## Data rows
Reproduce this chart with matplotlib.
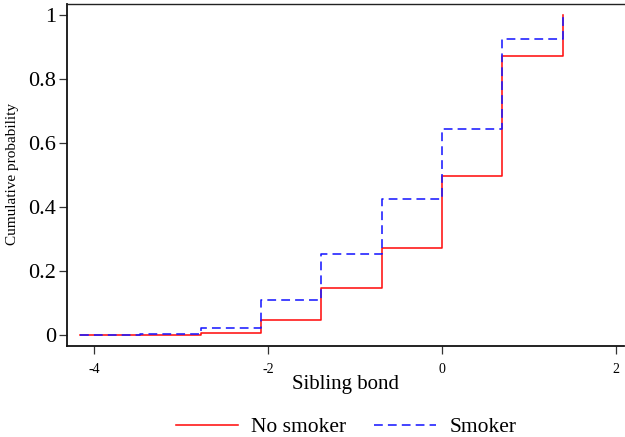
import matplotlib
matplotlib.use("Agg")
import matplotlib.pyplot as plt

# Data (step points, Stata-style connect(J))
sibling_bond = [-4.159, -3.466, -2.773, -2.079, -1.386, -0.693, 0.0, 0.693, 1.386]
no_smoker = [0.000, 0.001, 0.006, 0.046, 0.148, 0.271, 0.497, 0.873, 1.000]
smoker = [0.000, 0.003, 0.021, 0.109, 0.254, 0.425, 0.645, 0.926, 1.000]
xticks = [-4, -2, 0, 2]
yticks = [0, 0.2, 0.4, 0.6, 0.8, 1]
ytick_labels = ["0", "0.2", "0.4", "0.6", "0.8", "1"]

plt.rcParams['font.family'] = ['Liberation Serif', 'DejaVu Serif']
plt.rcParams['axes.unicode_minus'] = False

W, H = 625, 437
fig = plt.figure(figsize=(W / 100, H / 100), dpi=100)
ax = fig.add_axes([67 / W, 1 - 346 / H, (624 - 67) / W, (346 - 4) / H])

ax.step(sibling_bond, no_smoker, where='post', color='#ff1010', lw=1.15,
        label='No smoker', zorder=2)
ax.step(sibling_bond, smoker, where='post', color='#1a1aff', lw=1.15,
        dashes=(5.5, 3.2), label='Smoker', zorder=3)

ax.set_xlim(-4.31, 2.09)
ax.set_ylim(-0.034, 1.034)
ax.set_xticks(xticks)
ax.set_xticklabels([str(t) for t in xticks], fontsize=10)
ax.set_yticks(yticks)
ax.set_yticklabels(ytick_labels, fontsize=16)
ax.tick_params(axis='both', direction='out', length=6, width=0.9, color='#333333')
ax.tick_params(axis='x', pad=6)
ax.tick_params(axis='y', pad=2)

ax.spines['right'].set_visible(False)
for s in ['left', 'bottom']:
    ax.spines[s].set_linewidth(1.3)
    ax.spines[s].set_color('#111111')
ax.spines['top'].set_linewidth(1.0)
ax.spines['top'].set_color('#222222')

fig.text(346 / W, 1 - 384 / H, 'Sibling bond', ha='center', va='center', fontsize=15)
fig.text(13 / W, 1 - 174 / H, 'Cumulative probability', ha='center', va='center',
         rotation=90, fontsize=11)

leg = fig.legend(loc='center', bbox_to_anchor=(346 / W, 1 - 427 / H), ncol=2,
                 frameon=False, fontsize=15.5, handlelength=2.9, handletextpad=0.6,
                 columnspacing=1.3)

fig.savefig('out.png', dpi=100)
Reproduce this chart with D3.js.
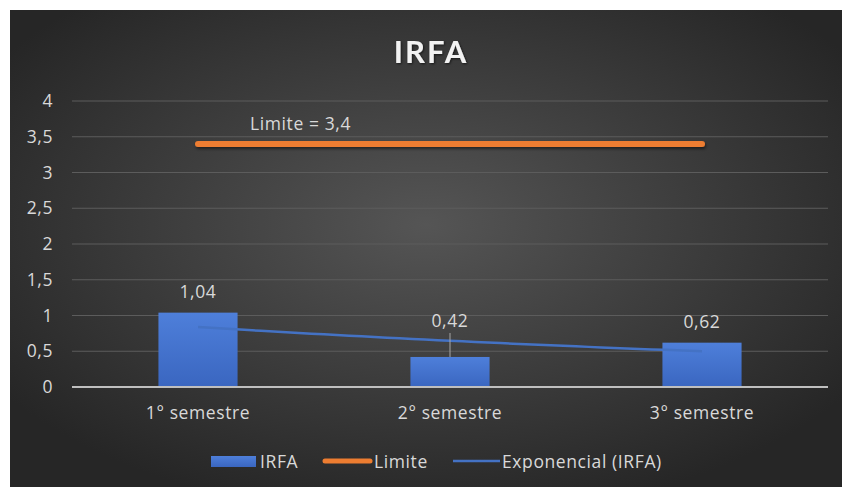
<!DOCTYPE html>
<html><head><meta charset="utf-8">
<script src="https://cdn.jsdelivr.net/npm/d3@7"></script>
<style>html,body{margin:0;padding:0;background:#fff;}svg{display:block;font-family:"Open Sans",Lato,sans-serif;}</style>
</head><body>
<svg id="c" width="842" height="487"></svg>
<script>
const categories = ["1° semestre", "2° semestre", "3° semestre"];
const irfaValues = [1.04, 0.42, 0.62];
const irfaLabels = ["1,04", "0,42", "0,62"];
const limitValue = 3.4;
const limitLabel = "Limite = 3,4";
const yTicks = [0, 0.5, 1, 1.5, 2, 2.5, 3, 3.5, 4];
const yTickLabels = ["0", "0,5", "1", "1,5", "2", "2,5", "3", "3,5", "4"];
const legendItems = ["IRFA", "Limite", "Exponencial (IRFA)"];
const title = "IRFA";

const FS = 17.5, LS = 0.6;
const svg = d3.select("#c");
const defs = svg.append("defs");
const bg = defs.append("radialGradient").attr("id","bg").attr("cx","50%").attr("cy","45%").attr("r","62%");
bg.append("stop").attr("offset","0%").attr("stop-color","#555555");
bg.append("stop").attr("offset","100%").attr("stop-color","#262626");
const bar = defs.append("linearGradient").attr("id","bar").attr("x1",0).attr("y1",0).attr("x2",0).attr("y2",1);
bar.append("stop").attr("offset","0%").attr("stop-color","#4e7fda");
bar.append("stop").attr("offset","100%").attr("stop-color","#3a66c0");
const sh = defs.append("filter").attr("id","sh").attr("filterUnits","userSpaceOnUse")
  .attr("x",0).attr("y",0).attr("width",842).attr("height",487);
sh.append("feDropShadow").attr("dx",1).attr("dy",2).attr("stdDeviation",1.5).attr("flood-color","#000").attr("flood-opacity",0.5);
const tsh = defs.append("filter").attr("id","tsh");
tsh.append("feDropShadow").attr("dx",1).attr("dy",1).attr("stdDeviation",1).attr("flood-color","#000").attr("flood-opacity",0.6);

svg.append("rect").attr("x",10).attr("y",10).attr("width",832).attr("height",477).attr("fill","url(#bg)");

const x = d3.scaleBand().domain(categories).range([72, 828]).paddingInner(0.686).paddingOuter(0.343);
const y = d3.scaleLinear().domain([0, 4]).range([387, 101]);

function txt(sel){ return sel.attr("fill","#d9d9d9").attr("font-size",FS).attr("letter-spacing",LS); }

// gridlines
svg.append("g").selectAll("line").data(yTicks.filter(d=>d>0)).join("line")
  .attr("x1",72).attr("x2",828).attr("y1",d=>y(d)).attr("y2",d=>y(d))
  .attr("stroke","#5c5c5c").attr("stroke-width",1);

// y tick labels
txt(svg.append("g").selectAll("text").data(yTicks).join("text")
  .attr("x",53).attr("y",d=>y(d)).attr("dy","0.35em").attr("text-anchor","end"))
  .text((d,i)=>yTickLabels[i]);

// bars
svg.append("g").selectAll("rect").data(irfaValues).join("rect")
  .attr("x",(d,i)=>x(categories[i])).attr("width",x.bandwidth())
  .attr("y",d=>y(d)).attr("height",d=>y(0)-y(d)).attr("fill","url(#bar)");

// axis line
svg.append("line").attr("x1",72).attr("x2",828).attr("y1",y(0)).attr("y2",y(0))
  .attr("stroke","#bfbfbf").attr("stroke-width",2);

// x labels
txt(svg.append("g").selectAll("text").data(categories).join("text")
  .attr("x",d=>x(d)+x.bandwidth()/2).attr("y",419).attr("text-anchor","middle"))
  .text(d=>d);

// exponential trend (least squares on ln(y))
const n = irfaValues.length;
const xs = irfaValues.map((d,i)=>i+1);
const ls = irfaValues.map(Math.log);
const mx = d3.mean(xs), ml = d3.mean(ls);
const b = d3.sum(xs.map((v,i)=>(v-mx)*(ls[i]-ml))) / d3.sum(xs.map(v=>(v-mx)*(v-mx)));
const a = ml - b*mx;
const tx = d3.scaleLinear().domain([1, n]).range([x(categories[0])+x.bandwidth()/2, x(categories[n-1])+x.bandwidth()/2]);
const trendPts = d3.range(0, 41).map(k => 1 + k*(n-1)/40);
svg.append("path").datum(trendPts)
  .attr("d", d3.line().x(t=>tx(t)).y(t=>y(Math.exp(a+b*t))))
  .attr("fill","none").attr("stroke","#4472c4").attr("stroke-width",2.5);

// limit line
svg.append("line")
  .attr("x1",x(categories[0])+x.bandwidth()/2).attr("x2",x(categories[2])+x.bandwidth()/2)
  .attr("y1",y(limitValue)).attr("y2",y(limitValue))
  .attr("stroke","#ed7d31").attr("stroke-width",6).attr("stroke-linecap","round").attr("filter","url(#sh)");
txt(svg.append("text").attr("x",250).attr("y",y(limitValue)-14)).text(limitLabel);

// data labels
const labelOffsets = [15, 30, 15];
txt(svg.append("g").selectAll("text").data(irfaValues).join("text")
  .attr("x",(d,i)=>x(categories[i])+x.bandwidth()/2).attr("y",(d,i)=>y(d)-labelOffsets[i])
  .attr("text-anchor","middle")).text((d,i)=>irfaLabels[i]);
// leader line for second label
svg.append("line").attr("x1",x(categories[1])+x.bandwidth()/2).attr("x2",x(categories[1])+x.bandwidth()/2)
  .attr("y1",y(irfaValues[1])-24).attr("y2",y(irfaValues[1]))
  .attr("stroke","#a6a6a6").attr("stroke-width",1);

// title
svg.append("text").attr("x",431).attr("y",63).attr("text-anchor","middle").attr("fill","#f2f2f2")
  .attr("font-family","Lato,sans-serif")
  .attr("font-size",31).attr("font-weight","bold").attr("letter-spacing",2).attr("filter","url(#tsh)").text(title);

// legend
const lg = svg.append("g");
lg.append("rect").attr("x",211).attr("y",456).attr("width",45).attr("height",11).attr("fill","url(#bar)");
txt(lg.append("text").attr("x",260).attr("y",468)).text(legendItems[0]);
lg.append("line").attr("x1",325).attr("x2",370).attr("y1",461).attr("y2",461).attr("stroke","#ed7d31").attr("stroke-width",5).attr("stroke-linecap","round");
txt(lg.append("text").attr("x",374).attr("y",468)).text(legendItems[1]);
lg.append("line").attr("x1",453).attr("x2",500).attr("y1",461).attr("y2",461).attr("stroke","#4472c4").attr("stroke-width",2.5);
txt(lg.append("text").attr("x",502).attr("y",468)).text(legendItems[2]);
</script>
</body></html>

## Requirement
Within the data above, pick out all lines holding the word "Reproduce".

## Problem solution
Reproduce this chart with matplotlib.
Reproduce this chart with D3.js.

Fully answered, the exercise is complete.